Some things college instructors are not

  • Vendors of points. You did not pay us to give you a certain number of points so you could get a job. Most teachers react badly when you come around demanding one or two points more on a homework because you fixed a comma.
  • Entertainers. Yes, some classrooms are more fun than others, but you came here to learn something, not to get a daily show.
  • Teenagers. The average teenager looks at a cell phone once every ten minutes and spends seven hours a day on that phone. College instructors aren’t like that. If you send me an email when I am driving a car, riding a bicycle, teaching a class, or washing my hair, I will not respond instantly. If you send me a message at 2 AM on Saturday, I will not respond instantly. I’m not a teenager. Get used to it. Cell phone addiction is an adolescent phenomenon.

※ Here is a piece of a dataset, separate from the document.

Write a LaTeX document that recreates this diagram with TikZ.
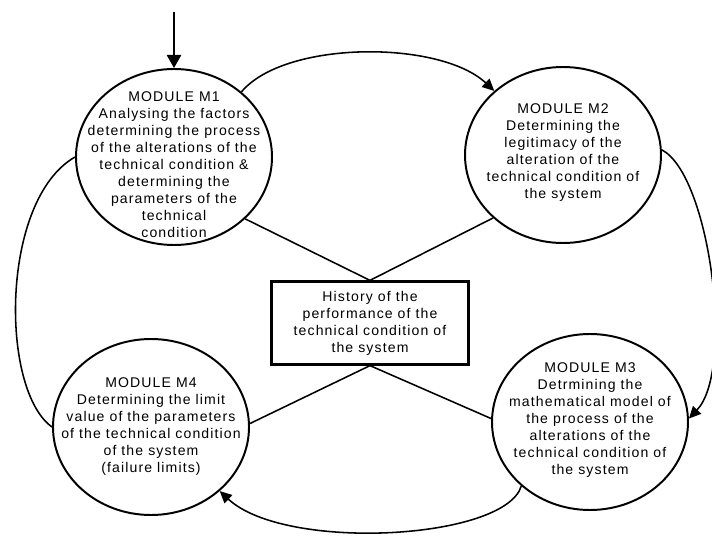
\documentclass[tikz,border=0pt]{standalone}
\usepackage{fontspec}
\setmainfont{Liberation Sans}[LetterSpace=8]
\usepackage{tikz}
\usetikzlibrary{shapes,arrows,positioning,calc,arrows.meta}

\begin{document}
\begin{tikzpicture}[module/.style={draw, ellipse, line width=1.4pt, minimum width=4.9cm, minimum height=4.4cm, inner sep=0pt},
    modtext/.style={align=center, font=\fontsize{10}{12.1}\selectfont},
    link/.style={line width=1.1pt}, flow/.style={line width=1.1pt, -{Triangle[length=0.3cm,width=0.28cm]}}]
    \useasboundingbox (0,0) rectangle (17.8,-13.425);
    \node[module] (m1) at (4.35,-3.925) {}; \node[module] (m2) at (14.075,-3.875) {};
    \node[module] (m3) at (14.75,-10.55) {}; \node[module] (m4) at (3.775,-10.675) {};
    \node[modtext] (m1txt) at ([yshift=-0.19cm]m1.center) {MODULE M1\\Analysing the factors\\determining the process\\of the alterations of the\\technical condition \&\\determining the\\parameters of the\\technical\\condition};
    \node[modtext] (m2txt) at ([yshift=0.06cm]m2.center) {MODULE M2\\Determining the\\legitimacy of the\\alteration of the\\technical condition of\\the system};
    \node[modtext] (m3txt) at ([yshift=0.05cm]m3.center) {MODULE M3\\Detrmining the\\mathematical model of\\the process of the\\alterations of the\\technical condition of\\the system};
    \node[modtext] (m4txt) at (m4.center) {MODULE M4\\Determining the limit\\value of the parameters\\of the technical condition\\of the system\\(failure limits)};
    \node[draw, line width=1.6pt, minimum width=4.925cm, minimum height=2.075cm, modtext] (hist) at (9.25,-8.075) {History of the\\performance of the\\technical condition of\\the system};
    \coordinate (entry) at (4.35,-0.3); \draw[flow, line width=1.4pt, -{Triangle[length=0.33cm,width=0.36cm]}] (entry) -- (m1);
    \draw[flow] (m1.44) .. controls (7.125,-1.0) and (11.0,-1.0) .. (m2.137);
    \draw[flow] (m2.3) .. controls (17.75,-4.375) and (18.375,-9.25) .. (m3.2);
    \draw[flow] (m3.-137) .. controls (12.625,-13.5) and (7.125,-13.8) .. (m4.-43);
    \draw[link] (m4.west) .. controls (0,-9.75) and (0,-5.0) .. (m1.west);
    \draw[link] (m1.-41) -- (hist.north); \draw[link] (m2.-138) -- (hist.north);
    \draw[link] (m4.2) -- (hist.south); \draw[link] (m3.178) -- (hist.south);
\end{tikzpicture}
\end{document}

  • Your servant. The “get over here immediately and do this for me” attitude will not get you very far.
  • Your enemy. You may have that attitude if you spent your high school years sitting in the back of the room and goofing off while the teacher wanted you to do something productive. You may have that attitude if you came to college with the aim of reshaping the institution to your personal religious or political viewpoint. But our basic attitude isn’t enemy. We would much rather work with you to further your education.
  • Your mother. High school teachers might track you down and badger you if you haven’t turned in homework or submitted a paper. College instructors probably won’t. We assume you know how to read a calendar and how to keep track of your own assignments. We assume that if you haven’t submitted something, you know you didn’t do it.

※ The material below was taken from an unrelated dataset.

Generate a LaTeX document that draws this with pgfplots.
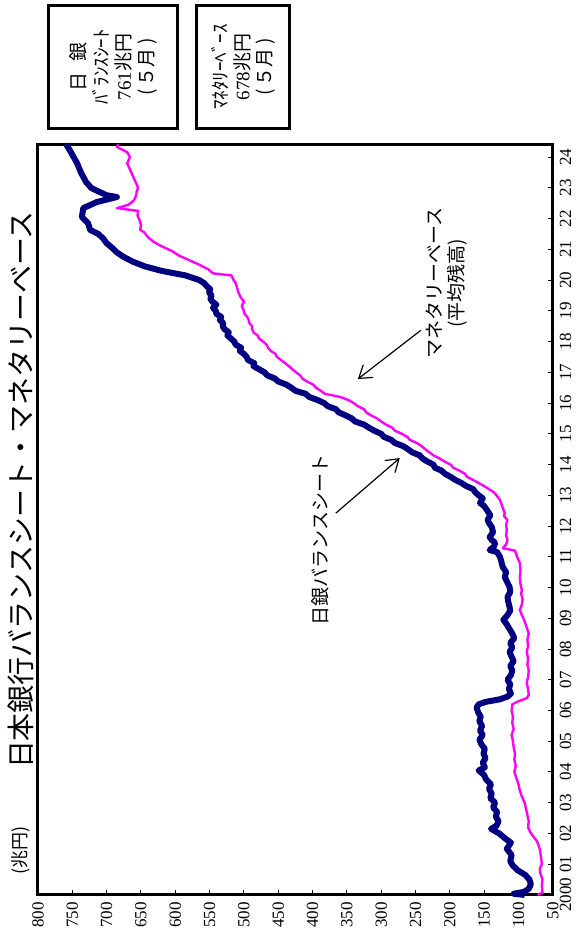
\documentclass[border=0pt]{standalone}
\usepackage{fontspec}
\setmainfont{Liberation Serif}
\newfontfamily\cjk{Noto Sans CJK JP}
\usepackage{graphicx}
\usepackage{pgfplots}
\pgfplotsset{compat=1.18}
\usetikzlibrary{arrows.meta}

\definecolor{bsblue}{RGB}{0,0,128}
\definecolor{mbpink}{RGB}{255,0,255}

\begin{document}
\rotatebox{90}{%
\begin{tikzpicture}
\begin{axis}[
  scale only axis,
  width=375.5pt, height=257.5pt,
  xmin=2000, xmax=2024.42,
  ymin=50, ymax=800,
  xtick={2000,2001,...,2024},
  xticklabels={2000,01,02,03,04,05,06,07,08,09,10,11,12,13,14,15,16,17,18,19,20,21,22,23,24},
  ytick={50,100,...,800},
  tick align=inside,
  xtick pos=bottom, ytick pos=left,
  major tick length=2.5pt,
  axis line style={line width=1.5pt},
  every tick/.style={black, line width=0.5pt},
  ticklabel style={font=\fontsize{8.5}{10}\selectfont},
  /pgf/number format/assume math mode=true,
  clip=false,
]
% マネタリーベース（平均残高）
\addplot[mbpink, line width=1.2pt, line join=round] coordinates {
(2000.00,72) (2000.08,65) (2000.30,66) (2000.50,65) (2000.70,68) (2000.85,69)
(2001.00,66) (2001.20,67) (2001.50,69) (2001.75,73) (2001.95,80) (2002.05,83)
(2002.20,86) (2002.40,85) (2002.60,87) (2002.80,89) (2003.00,91) (2003.20,95)
(2003.40,98) (2003.60,100) (2003.80,103) (2004.00,106) (2004.20,104) (2004.40,106)
(2004.60,105) (2004.80,107) (2005.00,108) (2005.20,110) (2005.40,107) (2005.60,109)
(2005.80,108) (2006.00,110) (2006.20,109) (2006.30,100) (2006.40,88) (2006.50,85)
(2006.70,86) (2006.90,88) (2007.10,86) (2007.30,85) (2007.50,87) (2007.70,86)
(2007.90,88) (2008.10,86) (2008.30,87) (2008.50,85) (2008.70,88) (2008.90,91)
(2009.10,95) (2009.27,98) (2009.45,95) (2009.60,94) (2009.80,96) (2009.92,95)
(2010.10,97) (2010.34,98) (2010.55,97) (2010.80,98) (2011.00,102) (2011.20,105)
(2011.28,123) (2011.40,118) (2011.54,116) (2011.70,118) (2011.87,117) (2012.05,118)
(2012.20,116) (2012.32,121) (2012.42,120) (2012.60,123) (2012.85,127) (2013.00,132)
(2013.10,136) (2013.20,143) (2013.30,150) (2013.40,158) (2013.50,166) (2013.60,175)
(2013.70,178) (2013.80,186) (2013.90,195) (2014.00,199) (2014.10,208) (2014.20,215)
(2014.30,224) (2014.40,230) (2014.50,236) (2014.60,241) (2014.70,248) (2014.80,258)
(2014.90,262) (2015.00,270) (2015.10,280) (2015.20,284) (2015.30,293) (2015.40,300)
(2015.50,306) (2015.60,315) (2015.70,322) (2015.80,325) (2015.90,334) (2016.00,340)
(2016.10,348) (2016.20,360) (2016.30,382) (2016.40,388) (2016.50,395) (2016.60,399)
(2016.70,408) (2016.80,415) (2016.90,418) (2017.00,424) (2017.17,433) (2017.30,440)
(2017.40,446) (2017.50,452) (2017.60,454) (2017.70,461) (2017.80,465) (2017.90,467)
(2018.00,472) (2018.10,478) (2018.20,480) (2018.30,486) (2018.40,488) (2018.50,488)
(2018.60,492) (2018.70,493) (2018.80,495) (2018.90,499) (2019.00,500) (2019.15,503)
(2019.30,500) (2019.45,505) (2019.60,508) (2019.75,510) (2019.90,512) (2020.00,515)
(2020.15,518) (2020.22,545) (2020.35,552) (2020.50,565) (2020.65,580) (2020.80,595)
(2020.95,605) (2021.10,620) (2021.25,632) (2021.40,640) (2021.55,645) (2021.63,651)
(2021.80,650) (2021.95,652) (2022.10,655) (2022.25,654) (2022.34,685) (2022.45,668)
(2022.60,660) (2022.75,657) (2022.90,656) (2023.00,654) (2023.25,659) (2023.45,663)
(2023.60,666) (2023.80,670) (2024.00,666) (2024.16,670) (2024.33,685) (2024.42,683)
};
% 日銀バランスシート
\addplot[bsblue, line width=3pt, line join=round] coordinates {
(2000.00,91) (2000.04,107) (2000.10,92) (2000.20,85) (2000.35,82) (2000.50,84)
(2000.65,90) (2000.80,101) (2000.95,108) (2001.10,112) (2001.30,110) (2001.50,117)
(2001.70,111) (2001.85,120) (2002.00,128) (2002.15,140) (2002.25,132) (2002.40,129)
(2002.55,133) (2002.70,131) (2002.85,137) (2003.00,134) (2003.15,141) (2003.30,139)
(2003.45,143) (2003.60,140) (2003.75,147) (2003.90,150) (2004.05,158) (2004.15,149)
(2004.30,152) (2004.45,148) (2004.60,151) (2004.75,149) (2004.90,154) (2005.05,157)
(2005.20,152) (2005.35,156) (2005.50,153) (2005.65,157) (2005.80,155) (2005.95,159)
(2006.10,161) (2006.20,158) (2006.28,148) (2006.36,128) (2006.45,116) (2006.55,111)
(2006.70,114) (2006.85,112) (2007.00,116) (2007.15,111) (2007.30,109) (2007.45,112)
(2007.60,107) (2007.75,110) (2007.90,113) (2008.05,109) (2008.20,112) (2008.35,106)
(2008.50,109) (2008.65,113) (2008.80,117) (2008.95,122) (2009.10,116) (2009.25,112)
(2009.37,113) (2009.55,115) (2009.69,116) (2009.85,112) (2010.02,113) (2010.20,117)
(2010.34,120) (2010.50,118) (2010.67,123) (2010.85,125) (2011.00,127) (2011.15,131)
(2011.22,142) (2011.32,136) (2011.45,134) (2011.55,139) (2011.64,142) (2011.80,137)
(2011.97,139) (2012.10,143) (2012.20,145) (2012.35,141) (2012.52,146) (2012.65,150)
(2012.75,156) (2012.90,152) (2013.00,158) (2013.10,163) (2013.20,166) (2013.30,176)
(2013.40,183) (2013.50,192) (2013.60,199) (2013.70,207) (2013.80,212) (2013.90,222)
(2014.00,224) (2014.10,233) (2014.20,240) (2014.30,244) (2014.40,255) (2014.50,261)
(2014.60,268) (2014.70,280) (2014.80,285) (2014.90,296) (2015.00,300) (2015.10,310)
(2015.20,318) (2015.30,325) (2015.40,338) (2015.50,343) (2015.60,352) (2015.70,362)
(2015.80,366) (2015.90,378) (2016.00,383) (2016.10,393) (2016.20,405) (2016.30,410)
(2016.40,425) (2016.50,431) (2016.60,438) (2016.70,450) (2016.80,455) (2016.90,466)
(2017.00,470) (2017.10,478) (2017.20,486) (2017.30,485) (2017.40,494) (2017.50,496)
(2017.60,500) (2017.70,506) (2017.80,504) (2017.90,512) (2018.00,514) (2018.10,519)
(2018.20,524) (2018.30,522) (2018.40,528) (2018.50,531) (2018.60,530) (2018.70,535)
(2018.80,533) (2018.90,540) (2019.00,541) (2019.10,545) (2019.20,540) (2019.30,546)
(2019.40,549) (2019.50,547) (2019.60,551) (2019.70,549) (2019.80,554) (2019.90,558)
(2020.00,565) (2020.15,585) (2020.30,620) (2020.45,645) (2020.60,662) (2020.75,675)
(2020.90,685) (2021.05,692) (2021.20,700) (2021.35,705) (2021.50,712) (2021.63,724)
(2021.85,727) (2022.05,736) (2022.34,734) (2022.54,714) (2022.70,685) (2022.76,700)
(2022.99,722) (2023.19,730) (2023.48,737) (2023.80,743) (2024.00,748) (2024.20,753)
(2024.42,759)
};
\node[font=\cjk\fontsize{14}{16}\selectfont] at (axis cs:2013.17,825) {日本銀行バランスシート・マネタリーベース};
\node[font=\cjk\fontsize{9}{10}\selectfont] at (axis cs:2001.46,825) {(兆円)};
\node[font=\cjk\fontsize{9.5}{11}\selectfont] at (axis cs:2011.55,389) {日銀バランスシート};
\node[font=\cjk\fontsize{9.5}{11}\selectfont, align=center] at (axis cs:2019.9,204) {マネタリーベース\\(平均残高)};
\draw[-{Straight Barb[length=6pt,width=8pt]}, line width=0.6pt] (axis cs:2018.37,242) -- (axis cs:2016.78,334);
\draw[-{Straight Barb[length=6pt,width=8pt]}, line width=0.6pt] (axis cs:2012.42,366) -- (axis cs:2014.21,273);
\node[draw, line width=1.5pt, minimum width=62pt, minimum height=64.5pt, inner sep=0pt, align=center,
  font=\fontsize{9.5}{11.2}\selectfont] at (axis cs:2026.93,690)
  {{\cjk 日\hspace{0.6em}銀}\\{\cjk ﾊﾞﾗﾝｽｼｰﾄ}\\761{\cjk 兆円}\\{\cjk (\,５月\,)}};
\node[draw, line width=1.5pt, minimum width=62pt, minimum height=46.5pt, inner sep=0pt, align=center,
  font=\fontsize{9.5}{11.2}\selectfont] at (axis cs:2026.93,501)
  {{\cjk ﾏﾈﾀﾘｰﾍﾞｰｽ}\\678{\cjk 兆円}\\{\cjk (\,５月\,)}};
\coordinate (bbA) at (axis cs:1998.34,3.4);
\coordinate (bbB) at (axis cs:2029.11,855.3);
\end{axis}
\pgfresetboundingbox
\path[use as bounding box] (bbA) rectangle (bbB);
\end{tikzpicture}}
\end{document}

  • Your best buddy. Yes, I enjoy relaxed moments between classes discussing music or fountain pens or current events with students, but there should always be a level of decorum between us. Email messages which take the “How ya doin’ you old fart?” attitude will not get a very warm reception.

The bottom line here is to treat college instructors the way you would treat a respected boss at work. If you haven’t learned how to do that, you need to learn quickly. Teachers and bosses are human; we react best to those who understand the relationship.